━━━ Given information

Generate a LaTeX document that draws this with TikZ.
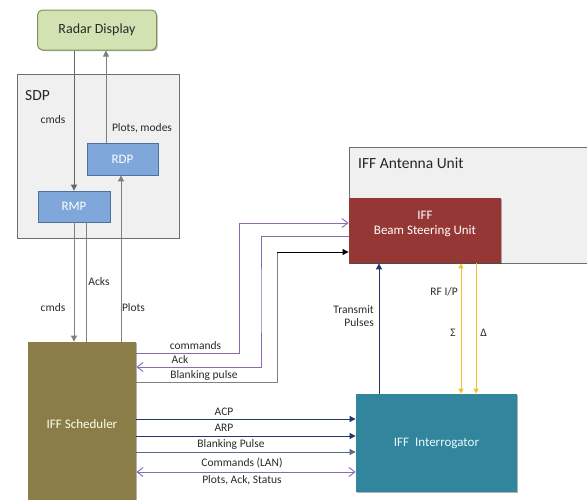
\documentclass[tikz,border=0pt]{standalone}
\usepackage{fontspec}
\setmainfont{Carlito}
\usetikzlibrary{arrows.meta,shadows,calc}
\definecolor{radarfill}{HTML}{D2E2B3}
\definecolor{radardraw}{HTML}{7F9456}
\definecolor{sdpfill}{HTML}{F0F0F0}
\definecolor{sdpdraw}{HTML}{6E6E6E}
\definecolor{procfill}{HTML}{7FA7DA}
\definecolor{procdraw}{HTML}{4F6F9F}
\definecolor{schedfill}{HTML}{8A7D48}
\definecolor{bsufill}{HTML}{953735}
\definecolor{interfill}{HTML}{31859C}
\definecolor{linegray}{HTML}{808080}
\definecolor{linepurple}{HTML}{8B6BB0}
\definecolor{linenavy}{HTML}{1F3864}
\definecolor{lineyellow}{HTML}{F5C02A}
\definecolor{labeltext}{HTML}{2A2A2A}
\tikzset{
  boxshadow/.style={drop shadow={shadow xshift=1.2pt,shadow yshift=-1.2pt,opacity=0.3,fill=black}},
  radarbox/.style={draw=radardraw,fill=radarfill,rounded corners=5pt,line width=1pt,boxshadow,font=\fontsize{14}{16}\selectfont,text=labeltext},
  container/.style={draw=sdpdraw,fill=sdpfill,line width=1pt,boxshadow},
  procbox/.style={draw=procdraw,fill=procfill,line width=0.8pt,text=white,font=\fontsize{13}{15}\selectfont},
  mainbox/.style={line width=0.8pt,text=white,font=\fontsize{13}{15.5}\selectfont,boxshadow,align=center},
  lbl/.style={text=labeltext,font=\fontsize{11.5}{13.5}\selectfont,inner sep=0pt},
  big/.style={text=black!85,font=\fontsize{15.5}{18}\selectfont,inner sep=0pt},
  grayline/.style={draw=linegray,line width=0.9pt},
  purpline/.style={draw=linepurple,line width=0.9pt},
  navyline/.style={draw=linenavy,line width=0.9pt},
  yelline/.style={draw=lineyellow,line width=1pt},
  tri/.tip={Triangle[length=6pt,width=6pt]},
  barb/.tip={Straight Barb[length=6pt,width=9pt,line width=0.9pt]},
}
\begin{document}
\begin{tikzpicture}[x=1pt,y=-1pt]
\useasboundingbox (0,0) rectangle (587,499);
\clip (0,0) rectangle (587,499);
\fill[white] (0,0) rectangle (587,499);

% Boxes
\node[radarbox,minimum width=119pt,minimum height=40pt] (radar) at (97,30) {Radar Display};
\node[container,minimum width=162pt,minimum height=164pt] (sdp) at (98,156) {};
\node[big,anchor=west] (sdplbl) at (25,96) {SDP};
\node[procbox,minimum width=71pt,minimum height=32pt] (rdp) at (122.5,159) {RDP};
\node[procbox,minimum width=72pt,minimum height=31pt] (rmp) at (74,206.5) {RMP};

\node[container,minimum width=245pt,minimum height=116pt] (ant) at (471.5,205) {};
\node[big,anchor=west] (antlbl) at (358,163) {IFF Antenna Unit};
\node[mainbox,fill=bsufill,minimum width=152pt,minimum height=65pt,text height=11pt] (bsu) at (425,230.5) {IFF\\Beam Steering Unit};

\node[mainbox,fill=schedfill,text=white!92!yellow,minimum width=108pt,minimum height=164pt] (sched) at (82,424) {IFF Scheduler};
\node[mainbox,fill=interfill,text=white!92!cyan,minimum width=161pt,minimum height=98pt] (inter) at (436.5,443) {IFF\ \ Interrogator};

% SDP internal connectors
\draw[grayline,-tri,draw=linegray!80!black] (radar.south -| 74,0) -- (rmp.north -| 74,0);
\draw[grayline,-tri] (rdp.north -| 106,0) -- (radar.south -| 106,0);
\node[lbl] (lcmds1) at (53,120) {cmds};
\node[lbl] (lplotsmodes) at (142,128) {Plots, modes};

% SDP to scheduler
\draw[grayline,-tri] (rmp.south -| 74,0) -- (sched.north -| 74,0);
\draw[grayline] (sched.north -| 86,0) -- (rmp.south -| 86,0);
\draw[grayline,-tri] (sched.north -| 121,0) -- (rdp.south -| 121,0);
\node[lbl] (lcmds2) at (53,308) {cmds};
\node[lbl] (lacks) at (99,282) {Acks};
\node[lbl] (lplots) at (133.5,308) {Plots};

% Scheduler to BSU
\draw[purpline,-barb] (sched.east |- 0,353) -| (239,223) -- (bsu.west |- 0,223);
\draw[purpline,-barb] (bsu.west |- 0,236) -| (261,300) |- (sched.east |- 0,367);
\coordinate (bpc) at (277,252);
\draw[grayline] (sched.east |- 0,382) -| (bpc);
\draw[line width=0.9pt,black,-tri] (bpc) -- (bsu.west |- bpc);
\node[lbl] (lcommands) at (195.5,346) {commands};
\node[lbl] (lack) at (180,360) {Ack};
\node[lbl] (lblank) at (204,375) {Blanking pulse};

% Scheduler to interrogator
\draw[navyline,-tri] (sched.east |- 0,419) -- (inter.west |- 0,419);
\draw[navyline,-tri] (sched.east |- 0,436) -- (inter.west |- 0,436);
\draw[navyline,draw=linenavy!75!white,-tri] (sched.east |- 0,452) -- (inter.west |- 0,452);
\draw[purpline,barb-barb] (sched.east |- 0,472) -- (inter.west |- 0,472);
\node[lbl] (lacp) at (224,412) {ACP};
\node[lbl] (larp) at (224,428) {ARP};
\node[lbl] (lbp) at (231,444) {Blanking Pulse};
\node[lbl] (llan) at (242,463) {Commands (LAN)};
\node[lbl] (lpas) at (242,480) {Plots, Ack, Status};

% Interrogator to BSU
\draw[navyline,-tri] (inter.north -| 379,0) -- (bsu.south -| 379,0);
\node[lbl,align=right,anchor=east] (ltx) at (374,316) {Transmit\\Pulses};
\draw[yelline,{Triangle[length=5pt,width=5pt]}-{Triangle[length=5pt,width=5pt]}] (bsu.south -| 461,0) -- (inter.north -| 461,0);
\draw[yelline,-{Triangle[length=5pt,width=5pt]}] (bsu.south -| 476,0) -- (inter.north -| 476,0);
\node[lbl,anchor=east] (lrf) at (458,292) {RF I/P};
\node[lbl] (lsig) at (453,333) {Σ};
\node[lbl] (ldel) at (483.5,333) {Δ};
\end{tikzpicture}
\end{document}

━━━━━━

Set problem –
Repeat the full listing above exactly, with no pictures in the copy.

Reply to the exercise –
Generate a LaTeX document that draws this with TikZ.
\documentclass[tikz,border=0pt]{standalone}
\usepackage{fontspec}
\setmainfont{Carlito}
\usetikzlibrary{arrows.meta,shadows,calc}
\definecolor{radarfill}{HTML}{D2E2B3}
\definecolor{radardraw}{HTML}{7F9456}
\definecolor{sdpfill}{HTML}{F0F0F0}
\definecolor{sdpdraw}{HTML}{6E6E6E}
\definecolor{procfill}{HTML}{7FA7DA}
\definecolor{procdraw}{HTML}{4F6F9F}
\definecolor{schedfill}{HTML}{8A7D48}
\definecolor{bsufill}{HTML}{953735}
\definecolor{interfill}{HTML}{31859C}
\definecolor{linegray}{HTML}{808080}
\definecolor{linepurple}{HTML}{8B6BB0}
\definecolor{linenavy}{HTML}{1F3864}
\definecolor{lineyellow}{HTML}{F5C02A}
\definecolor{labeltext}{HTML}{2A2A2A}
\tikzset{
  boxshadow/.style={drop shadow={shadow xshift=1.2pt,shadow yshift=-1.2pt,opacity=0.3,fill=black}},
  radarbox/.style={draw=radardraw,fill=radarfill,rounded corners=5pt,line width=1pt,boxshadow,font=\fontsize{14}{16}\selectfont,text=labeltext},
  container/.style={draw=sdpdraw,fill=sdpfill,line width=1pt,boxshadow},
  procbox/.style={draw=procdraw,fill=procfill,line width=0.8pt,text=white,font=\fontsize{13}{15}\selectfont},
  mainbox/.style={line width=0.8pt,text=white,font=\fontsize{13}{15.5}\selectfont,boxshadow,align=center},
  lbl/.style={text=labeltext,font=\fontsize{11.5}{13.5}\selectfont,inner sep=0pt},
  big/.style={text=black!85,font=\fontsize{15.5}{18}\selectfont,inner sep=0pt},
  grayline/.style={draw=linegray,line width=0.9pt},
  purpline/.style={draw=linepurple,line width=0.9pt},
  navyline/.style={draw=linenavy,line width=0.9pt},
  yelline/.style={draw=lineyellow,line width=1pt},
  tri/.tip={Triangle[length=6pt,width=6pt]},
  barb/.tip={Straight Barb[length=6pt,width=9pt,line width=0.9pt]},
}
\begin{document}
\begin{tikzpicture}[x=1pt,y=-1pt]
\useasboundingbox (0,0) rectangle (587,499);
\clip (0,0) rectangle (587,499);
\fill[white] (0,0) rectangle (587,499);

% Boxes
\node[radarbox,minimum width=119pt,minimum height=40pt] (radar) at (97,30) {Radar Display};
\node[container,minimum width=162pt,minimum height=164pt] (sdp) at (98,156) {};
\node[big,anchor=west] (sdplbl) at (25,96) {SDP};
\node[procbox,minimum width=71pt,minimum height=32pt] (rdp) at (122.5,159) {RDP};
\node[procbox,minimum width=72pt,minimum height=31pt] (rmp) at (74,206.5) {RMP};

\node[container,minimum width=245pt,minimum height=116pt] (ant) at (471.5,205) {};
\node[big,anchor=west] (antlbl) at (358,163) {IFF Antenna Unit};
\node[mainbox,fill=bsufill,minimum width=152pt,minimum height=65pt,text height=11pt] (bsu) at (425,230.5) {IFF\\Beam Steering Unit};

\node[mainbox,fill=schedfill,text=white!92!yellow,minimum width=108pt,minimum height=164pt] (sched) at (82,424) {IFF Scheduler};
\node[mainbox,fill=interfill,text=white!92!cyan,minimum width=161pt,minimum height=98pt] (inter) at (436.5,443) {IFF\ \ Interrogator};

% SDP internal connectors
\draw[grayline,-tri,draw=linegray!80!black] (radar.south -| 74,0) -- (rmp.north -| 74,0);
\draw[grayline,-tri] (rdp.north -| 106,0) -- (radar.south -| 106,0);
\node[lbl] (lcmds1) at (53,120) {cmds};
\node[lbl] (lplotsmodes) at (142,128) {Plots, modes};

% SDP to scheduler
\draw[grayline,-tri] (rmp.south -| 74,0) -- (sched.north -| 74,0);
\draw[grayline] (sched.north -| 86,0) -- (rmp.south -| 86,0);
\draw[grayline,-tri] (sched.north -| 121,0) -- (rdp.south -| 121,0);
\node[lbl] (lcmds2) at (53,308) {cmds};
\node[lbl] (lacks) at (99,282) {Acks};
\node[lbl] (lplots) at (133.5,308) {Plots};

% Scheduler to BSU
\draw[purpline,-barb] (sched.east |- 0,353) -| (239,223) -- (bsu.west |- 0,223);
\draw[purpline,-barb] (bsu.west |- 0,236) -| (261,300) |- (sched.east |- 0,367);
\coordinate (bpc) at (277,252);
\draw[grayline] (sched.east |- 0,382) -| (bpc);
\draw[line width=0.9pt,black,-tri] (bpc) -- (bsu.west |- bpc);
\node[lbl] (lcommands) at (195.5,346) {commands};
\node[lbl] (lack) at (180,360) {Ack};
\node[lbl] (lblank) at (204,375) {Blanking pulse};

% Scheduler to interrogator
\draw[navyline,-tri] (sched.east |- 0,419) -- (inter.west |- 0,419);
\draw[navyline,-tri] (sched.east |- 0,436) -- (inter.west |- 0,436);
\draw[navyline,draw=linenavy!75!white,-tri] (sched.east |- 0,452) -- (inter.west |- 0,452);
\draw[purpline,barb-barb] (sched.east |- 0,472) -- (inter.west |- 0,472);
\node[lbl] (lacp) at (224,412) {ACP};
\node[lbl] (larp) at (224,428) {ARP};
\node[lbl] (lbp) at (231,444) {Blanking Pulse};
\node[lbl] (llan) at (242,463) {Commands (LAN)};
\node[lbl] (lpas) at (242,480) {Plots, Ack, Status};

% Interrogator to BSU
\draw[navyline,-tri] (inter.north -| 379,0) -- (bsu.south -| 379,0);
\node[lbl,align=right,anchor=east] (ltx) at (374,316) {Transmit\\Pulses};
\draw[yelline,{Triangle[length=5pt,width=5pt]}-{Triangle[length=5pt,width=5pt]}] (bsu.south -| 461,0) -- (inter.north -| 461,0);
\draw[yelline,-{Triangle[length=5pt,width=5pt]}] (bsu.south -| 476,0) -- (inter.north -| 476,0);
\node[lbl,anchor=east] (lrf) at (458,292) {RF I/P};
\node[lbl] (lsig) at (453,333) {Σ};
\node[lbl] (ldel) at (483.5,333) {Δ};
\end{tikzpicture}
\end{document}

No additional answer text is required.